When I took my leadership team on our regular, two-day offsite last year, I knew that I wanted to focus on the basic but critical issue of communication. That decision came after I met an author who made a career out of helping companies leap from good to great. I started thinking about how that applied to my IT group and me: While I think we're good and we do a lot of things well, I don't think we're great.
My first actions were to look at the daily interactions within my group and then seek feedback from the business. People are never fully happy with the level of communication in any organization but, after my observations and conversations, I realized that if we were to be effective team members and keep the business engaged, we just had to become better communicators.
You will never get everyone to jump aboard an idea like this all at once; we all have healthy egos, and accepting that you need to improve something so basic is somewhat humiliating and tough to do. But the offsite was to be our first step. In preparation, I asked all 17 people on my leadership team to take a local company's personality assessment, which categorizes the type of communicator and team player a person is. Based on the results, I paired opposite types together and sent them all out on the lake for a paddleboat race.
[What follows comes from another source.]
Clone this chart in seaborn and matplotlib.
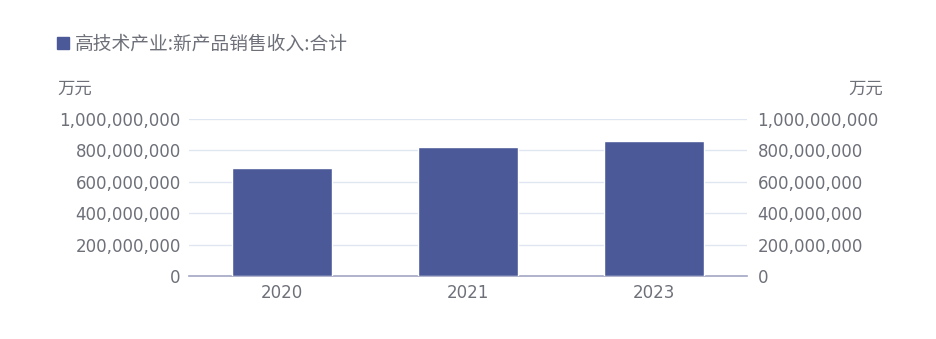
import matplotlib
matplotlib.use("Agg")
import matplotlib.pyplot as plt
import seaborn as sns
import pandas as pd
from matplotlib.lines import Line2D
from matplotlib.ticker import FuncFormatter

years = ["2020", "2021", "2023"]
values = [687000000, 819000000, 861000000]
series_name = "高技术产业:新产品销售收入:合计"
unit = "万元"
yticks = [0, 200000000, 400000000, 600000000, 800000000, 1000000000]

sns.set_theme(style="white")
plt.rcParams['font.family'] = ['Noto Sans CJK SC', 'DejaVu Sans']

bar_color = "#4B5998"
text_color = "#6E7079"
grid_color = "#E0E6F1"
num_font = "DejaVu Sans"

df = pd.DataFrame({"year": years, "value": values})

fig = plt.figure(figsize=(9.37, 3.39), dpi=100)
ax = fig.add_axes([189/937, 1-276/339, (747-189)/937, (276-119)/339])
sns.barplot(data=df, x="year", y="value", color=bar_color, width=0.54,
            saturation=1, ax=ax, zorder=3)
ax.set_xlim(-0.5, 2.5)
ax.set_ylim(0, 1000000000)
ax.set_yticks(yticks)
fmt = FuncFormatter(lambda v, p: f"{int(v):,}")
ax.yaxis.set_major_formatter(fmt)
ax.grid(axis="y", color=grid_color, linewidth=1, zorder=0)
ax.set_axisbelow(True)
for s in ["top", "right", "left"]:
    ax.spines[s].set_visible(False)
ax.spines["bottom"].set_color("#A3A6C4")
ax.spines["bottom"].set_linewidth(1.2)
ax.set_xlabel("")
ax.set_ylabel("")
ax.tick_params(axis="x", length=0, pad=6, labelsize=12, labelcolor=text_color)
ax.tick_params(axis="y", length=0, pad=6, labelsize=12, labelcolor=text_color)
for lab in ax.get_xticklabels() + ax.get_yticklabels():
    lab.set_fontfamily(num_font)

ax2 = ax.twinx()
ax2.set_ylim(ax.get_ylim())
ax2.set_yticks(yticks)
ax2.yaxis.set_major_formatter(fmt)
for s in ["top", "right", "left", "bottom"]:
    ax2.spines[s].set_visible(False)
ax2.tick_params(axis="y", length=0, pad=7.5, labelsize=12, labelcolor=text_color)
for lab in ax2.get_yticklabels():
    lab.set_fontfamily(num_font)

fig.text(57/937, 1-89/339, unit, color=text_color, fontsize=12.5, ha="left", va="center")
fig.text(883/937, 1-89/339, unit, color=text_color, fontsize=12.5, ha="right", va="center")

handle = Line2D([], [], marker="s", linestyle="none", markersize=9,
                markerfacecolor=bar_color, markeredgecolor=bar_color)
fig.legend([handle], [series_name], loc="center left",
           bbox_to_anchor=(46/937, 1-44/339), frameon=False,
           prop={"size": 13.5}, labelcolor=text_color, handletextpad=0.15,
           handlelength=1.0, borderaxespad=0)

fig.savefig("out.png", dpi=100)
Each person who was pedaling was blindfolded; the nonpedaler could see and was designated the navigator. In one boat, the navigator got so frustrated with the pedaler misunderstanding his verbal directions that he stood up in the boat and started pointing and yelling, "Over there! Over there!" It was easy for everyone to see the conflict between communication styles and how it leads from confusion to frustration, and ultimately to arguments.
That exercise brought perspective to the problem in a way that no amount of discussion from me ever had or could. Instead of focusing on the general lack of communication, we started talking about what individuals needed to hear and the missing pieces in our communications. Only a day after the lake incident, my team was already applying these insights to our long-standing problems. One example was the habit of our people turning in their time cards late, which had been a sore point of mine. We always had stragglers no matter how much I harped on the importance of getting the cards in. Now people stood up and said that we had to communicate the time card problem and the solution in multiple ways in order for everyone to get the message and fall in line. We developed the details behind that idea, and now time cards are no longer a problem.
I see the results of our communication improvement effort in project meetings all the time now. When a team gets stuck, the members recognize that they're missing a certain perspective and voice, and they will seek others out to get involved in a solution instead of arguing and getting nowhere.
Improvement in soft skills like communication will always be a work in progress, but I think that by focusing on understanding rather than talking, we've built a terrific foundation for more steps toward becoming a great IT organization. Next year at the lake we should all cross the finish line in great shape.